> [What is asked]: Extract all lines in the data that contain the word "this".
__________________________________________________
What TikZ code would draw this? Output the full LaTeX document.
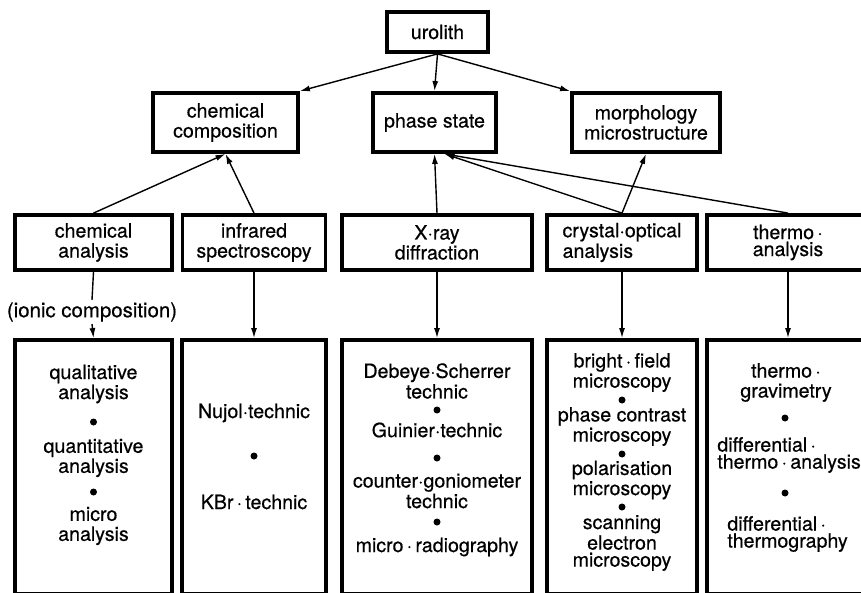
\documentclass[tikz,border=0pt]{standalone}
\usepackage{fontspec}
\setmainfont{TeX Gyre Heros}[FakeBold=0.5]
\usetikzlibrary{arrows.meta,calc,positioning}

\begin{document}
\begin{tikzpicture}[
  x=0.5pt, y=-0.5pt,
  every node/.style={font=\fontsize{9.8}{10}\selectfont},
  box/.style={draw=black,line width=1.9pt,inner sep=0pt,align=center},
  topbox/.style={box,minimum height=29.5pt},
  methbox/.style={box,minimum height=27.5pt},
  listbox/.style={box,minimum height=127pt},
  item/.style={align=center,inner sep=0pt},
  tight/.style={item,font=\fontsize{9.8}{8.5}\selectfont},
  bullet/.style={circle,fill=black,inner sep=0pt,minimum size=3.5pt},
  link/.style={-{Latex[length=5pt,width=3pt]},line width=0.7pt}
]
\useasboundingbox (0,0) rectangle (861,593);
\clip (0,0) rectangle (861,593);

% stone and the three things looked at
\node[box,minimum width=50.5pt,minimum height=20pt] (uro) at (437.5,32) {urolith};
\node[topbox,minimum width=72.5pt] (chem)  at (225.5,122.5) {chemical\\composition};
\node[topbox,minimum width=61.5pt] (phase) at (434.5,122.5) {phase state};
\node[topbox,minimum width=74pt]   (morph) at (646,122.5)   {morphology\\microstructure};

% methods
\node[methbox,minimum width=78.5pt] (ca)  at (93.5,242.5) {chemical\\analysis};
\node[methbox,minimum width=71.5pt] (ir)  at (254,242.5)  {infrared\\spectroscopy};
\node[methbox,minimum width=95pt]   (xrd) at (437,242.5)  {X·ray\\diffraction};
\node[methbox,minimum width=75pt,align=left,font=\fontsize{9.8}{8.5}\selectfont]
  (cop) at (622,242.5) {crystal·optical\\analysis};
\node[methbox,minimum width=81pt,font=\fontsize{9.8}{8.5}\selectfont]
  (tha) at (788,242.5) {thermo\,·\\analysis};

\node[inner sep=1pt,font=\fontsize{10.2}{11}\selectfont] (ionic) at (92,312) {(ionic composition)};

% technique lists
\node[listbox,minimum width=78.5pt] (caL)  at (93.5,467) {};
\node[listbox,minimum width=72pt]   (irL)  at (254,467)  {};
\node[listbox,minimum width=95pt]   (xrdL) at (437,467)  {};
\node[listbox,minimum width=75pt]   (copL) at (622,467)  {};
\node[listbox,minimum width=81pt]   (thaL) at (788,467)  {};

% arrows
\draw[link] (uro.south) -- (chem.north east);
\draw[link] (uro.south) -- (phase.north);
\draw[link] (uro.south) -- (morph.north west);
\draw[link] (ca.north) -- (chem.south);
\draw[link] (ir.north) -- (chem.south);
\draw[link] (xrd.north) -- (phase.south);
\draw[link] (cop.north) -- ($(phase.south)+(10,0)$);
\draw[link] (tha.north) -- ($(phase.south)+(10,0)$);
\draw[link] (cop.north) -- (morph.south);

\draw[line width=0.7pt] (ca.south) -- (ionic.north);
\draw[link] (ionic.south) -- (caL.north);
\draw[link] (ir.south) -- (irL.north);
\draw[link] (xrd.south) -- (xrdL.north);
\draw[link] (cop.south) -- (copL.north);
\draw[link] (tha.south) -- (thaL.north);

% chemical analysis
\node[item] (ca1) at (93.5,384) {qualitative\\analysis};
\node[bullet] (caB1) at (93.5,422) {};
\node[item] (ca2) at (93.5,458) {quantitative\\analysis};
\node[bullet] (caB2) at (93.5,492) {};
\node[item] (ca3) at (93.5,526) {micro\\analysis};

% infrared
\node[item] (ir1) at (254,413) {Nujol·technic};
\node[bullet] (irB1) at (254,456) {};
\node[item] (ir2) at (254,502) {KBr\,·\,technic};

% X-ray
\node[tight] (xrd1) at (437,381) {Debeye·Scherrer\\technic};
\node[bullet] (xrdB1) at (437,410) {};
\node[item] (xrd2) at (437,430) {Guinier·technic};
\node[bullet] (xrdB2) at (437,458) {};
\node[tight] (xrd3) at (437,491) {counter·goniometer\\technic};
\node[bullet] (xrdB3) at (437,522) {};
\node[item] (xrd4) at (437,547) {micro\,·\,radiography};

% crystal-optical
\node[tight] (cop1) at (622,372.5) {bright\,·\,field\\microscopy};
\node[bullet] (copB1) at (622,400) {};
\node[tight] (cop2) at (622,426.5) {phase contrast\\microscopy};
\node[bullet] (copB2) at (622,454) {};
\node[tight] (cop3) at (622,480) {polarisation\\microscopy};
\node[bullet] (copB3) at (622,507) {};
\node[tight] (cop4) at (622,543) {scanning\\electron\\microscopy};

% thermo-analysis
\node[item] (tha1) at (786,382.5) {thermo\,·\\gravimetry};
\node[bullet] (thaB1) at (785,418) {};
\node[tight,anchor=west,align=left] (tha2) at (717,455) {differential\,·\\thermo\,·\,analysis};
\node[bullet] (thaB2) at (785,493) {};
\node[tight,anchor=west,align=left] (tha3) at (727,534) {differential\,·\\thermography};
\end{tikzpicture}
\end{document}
__________________________________________________
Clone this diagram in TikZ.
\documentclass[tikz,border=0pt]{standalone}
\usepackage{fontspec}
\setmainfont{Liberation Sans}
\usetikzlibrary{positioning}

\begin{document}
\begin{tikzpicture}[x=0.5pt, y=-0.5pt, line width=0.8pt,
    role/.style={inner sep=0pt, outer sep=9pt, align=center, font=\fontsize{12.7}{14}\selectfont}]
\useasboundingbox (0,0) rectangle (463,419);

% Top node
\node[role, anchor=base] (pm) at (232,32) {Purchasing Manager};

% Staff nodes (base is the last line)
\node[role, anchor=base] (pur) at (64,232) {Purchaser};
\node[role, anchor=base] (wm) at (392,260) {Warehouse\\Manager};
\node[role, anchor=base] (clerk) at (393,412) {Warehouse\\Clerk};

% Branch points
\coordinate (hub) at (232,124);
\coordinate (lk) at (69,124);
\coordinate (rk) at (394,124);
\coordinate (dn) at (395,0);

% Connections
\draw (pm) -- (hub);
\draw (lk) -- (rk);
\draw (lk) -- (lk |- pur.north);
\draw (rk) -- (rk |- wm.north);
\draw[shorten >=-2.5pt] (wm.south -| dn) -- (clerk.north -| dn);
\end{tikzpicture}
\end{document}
__________________________________________________
> [Right answer]:
What TikZ code would draw this? Output the full LaTeX document.
Clone this diagram in TikZ.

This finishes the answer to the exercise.